Wednesday, March 14, 2012

Chasing pistachios in the park





I used to like fiending for drugs with friends. In it there is an open admission, without admonishment.  It is a form of secular confession, a democratic absolution.  It's like perpetually chasing a dirty tennis ball that you're not quite sure you want in your mouth, but chase it you will, and sometimes offer to share.

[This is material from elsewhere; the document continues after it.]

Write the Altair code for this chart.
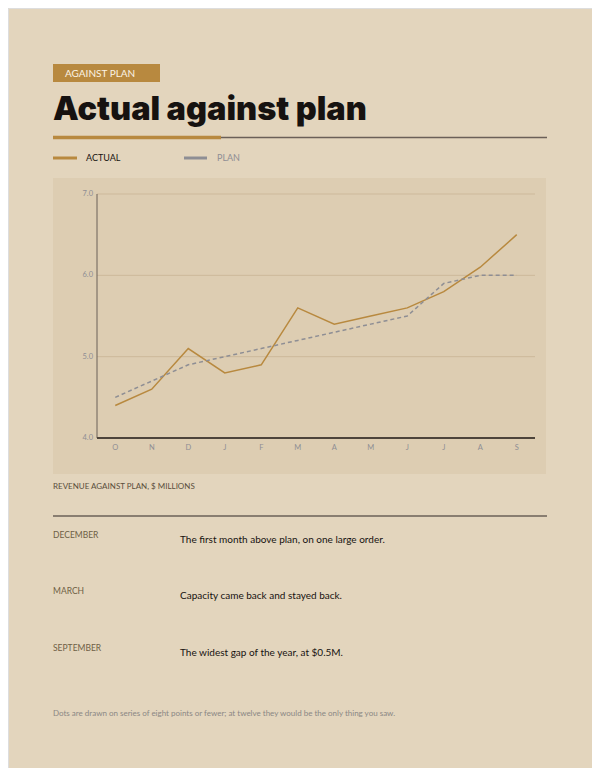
import altair as alt
import pandas as pd

months = ["Oct", "Nov", "Dec", "Jan", "Feb", "Mar", "Apr", "May", "Jun", "Jul", "Aug", "Sep"]
actual = [4.4, 4.6, 5.1, 4.8, 4.9, 5.6, 5.4, 5.5, 5.6, 5.8, 6.1, 6.5]
plan = [4.5, 4.7, 4.9, 5.0, 5.1, 5.2, 5.3, 5.4, 5.5, 5.9, 6.0, 6.0]
y_ticks = [4, 5, 6, 7]
notes_month = ["DECEMBER", "MARCH", "SEPTEMBER"]
notes_text = [
    "The first month above plan, on one large order.",
    "Capacity came back and stayed back.",
    "The widest gap of the year, at $0.5M.",
]

BG = "#e3d5bd"
PANEL = "#ddcdb2"
GOLD = "#b8893f"
GREY = "#8e8e94"
DARK = "#6b6058"
INK = "#161210"
SANS = "Lato"

OX, OY = 8, 8  # page margin offset


def px(x):
    return x - OX


def py(y):
    return y - OY


one = alt.Data(values=[{}])

df = pd.DataFrame({
    "month": months * 2,
    "value": actual + plan,
    "series": ["Actual"] * len(months) + ["Plan"] * len(months),
})
ticks_df = pd.DataFrame({"v": y_ticks})
months_df = pd.DataFrame({"month": months})

xscale = alt.Scale(type="point", domain=months, range=[px(97), px(535)], padding=0.5)
yscale = alt.Scale(domain=[4, 7], range=[py(438), py(194)], nice=False, zero=False)

panel = alt.Chart(one).mark_rect(color=PANEL).encode(
    x=alt.value(px(53)), x2=alt.value(px(546)), y=alt.value(py(178)), y2=alt.value(py(474))
)

grid = alt.Chart(ticks_df).transform_filter(alt.datum.v > 4).mark_rule(
    color="#cdb99b", strokeWidth=1
).encode(
    y=alt.Y("v:Q", scale=yscale, axis=None),
    x=alt.value(px(97)), x2=alt.value(px(535)),
)

ylabels = alt.Chart(ticks_df).mark_text(
    align="right", baseline="middle", fontSize=7.5, color=GREY, font=SANS
).encode(
    y=alt.Y("v:Q", scale=yscale, axis=None),
    x=alt.value(px(93)),
    text=alt.Text("v:Q", format=".1f"),
)

xlabels = alt.Chart(months_df).transform_calculate(
    initial="substring(datum.month, 0, 1)"
).mark_text(
    align="center", baseline="middle", fontSize=7.5, color=GREY, font=SANS
).encode(
    x=alt.X("month:N", scale=xscale, sort=months, axis=None),
    y=alt.value(py(448)),
    text="initial:N",
)

base = alt.Chart(df)

actual_line = base.transform_filter(alt.datum.series == "Actual").mark_line(
    color=GOLD, strokeWidth=1.5
).encode(
    x=alt.X("month:N", scale=xscale, sort=months, axis=None),
    y=alt.Y("value:Q", scale=yscale, axis=None),
)

plan_line = base.transform_filter(alt.datum.series == "Plan").mark_line(
    color=GREY, strokeWidth=1.5, strokeDash=[4, 3]
).encode(
    x=alt.X("month:N", scale=xscale, sort=months, axis=None),
    y=alt.Y("value:Q", scale=yscale, axis=None),
)


def rule(x1, x2, y, color, width):
    return alt.Chart(one).mark_rule(color=color, strokeWidth=width).encode(
        x=alt.value(px(x1)), x2=alt.value(px(x2)), y=alt.value(py(y))
    )


def vrule(x, y1, y2, color, width):
    return alt.Chart(one).mark_rule(color=color, strokeWidth=width).encode(
        x=alt.value(px(x)), y=alt.value(py(y1)), y2=alt.value(py(y2))
    )


def text(s, x, y, size, color, weight="normal", font=SANS, baseline="middle"):
    return alt.Chart(one).mark_text(
        text=s, align="left", baseline=baseline, fontSize=size, color=color, fontWeight=weight, font=font
    ).encode(x=alt.value(px(x)), y=alt.value(py(y)))


tag_box = alt.Chart(one).mark_rect(color=GOLD).encode(
    x=alt.value(px(53)), x2=alt.value(px(160)), y=alt.value(py(64)), y2=alt.value(py(82))
)

layers = [
    panel,
    tag_box,
    text("AGAINST PLAN", 65, 73.5, 10, "#fbf3e4"),
    text("Actual against plan", 53, 120, 32.5, INK, weight=900, font="Inter", baseline="alphabetic"),
    rule(221, 547, 137.5, DARK, 1.5),
    rule(53, 221, 137.5, GOLD, 3.5),
    rule(53, 77, 158, GOLD, 3),
    text("ACTUAL", 86, 158, 9, INK),
    rule(184, 207, 158, GREY, 3),
    text("PLAN", 217, 158, 9, GREY),
    grid,
    vrule(97, 194, 438, DARK, 1),
    rule(97, 535, 438, "#4d443b", 2),
    ylabels,
    xlabels,
    actual_line,
    plan_line,
    text("REVENUE AGAINST PLAN, $ MILLIONS", 53, 486.5, 8, "#5a4e3c"),
    rule(53, 547, 516, DARK, 1.5),
]

label_y = [535, 591, 648]
for m, t, yy in zip(notes_month, notes_text, label_y):
    layers.append(text(m, 53, yy, 8.5, "#6e5f45"))
    layers.append(text(t, 180, yy + 5, 10, INK))

layers.append(text(
    "Dots are drawn on series of eight points or fewer; at twelve they would be the only thing you saw.",
    53, 714, 8, "#8a8784"))

chart = alt.layer(*layers).properties(
    width=584, height=760, background=BG, padding=0,
    autosize=alt.AutoSizeParams(type="none"),
).configure_view(stroke=None).configure(font=SANS)

chart.save("out.html", embed_options={"renderer": "svg", "actions": False})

Now, I eat pistachios as if they're laced with smack or crack, whichever.  The shells merely function as the needle and the pipe, the process, the ritual.  I gobble them up in the darkness, the sound of their cracking alerting Raquel to my unquenched cravings.  As if I have my back hunched over, abusing myself in the light of the television, to the glow of pornographic transmissions, discovering the specifics of pistachios, watching the pile of empty shells grow, guilty with greed, winded with obsessions.  When I think Ive gotten away with a particularly gluttonous episode I'll bury the empty shells at the bottom of the garbage can, wrapped in paper towels, rinsing my hands of them.

There's often one shell that refuses to be picked up from the counter.  It's the last one and doesn't want to be easily scooped, always face down, resisting my clean getaway, my prying fingers, as if we're playing a game. 


I miss them.  I wonder, do they ever dream of me.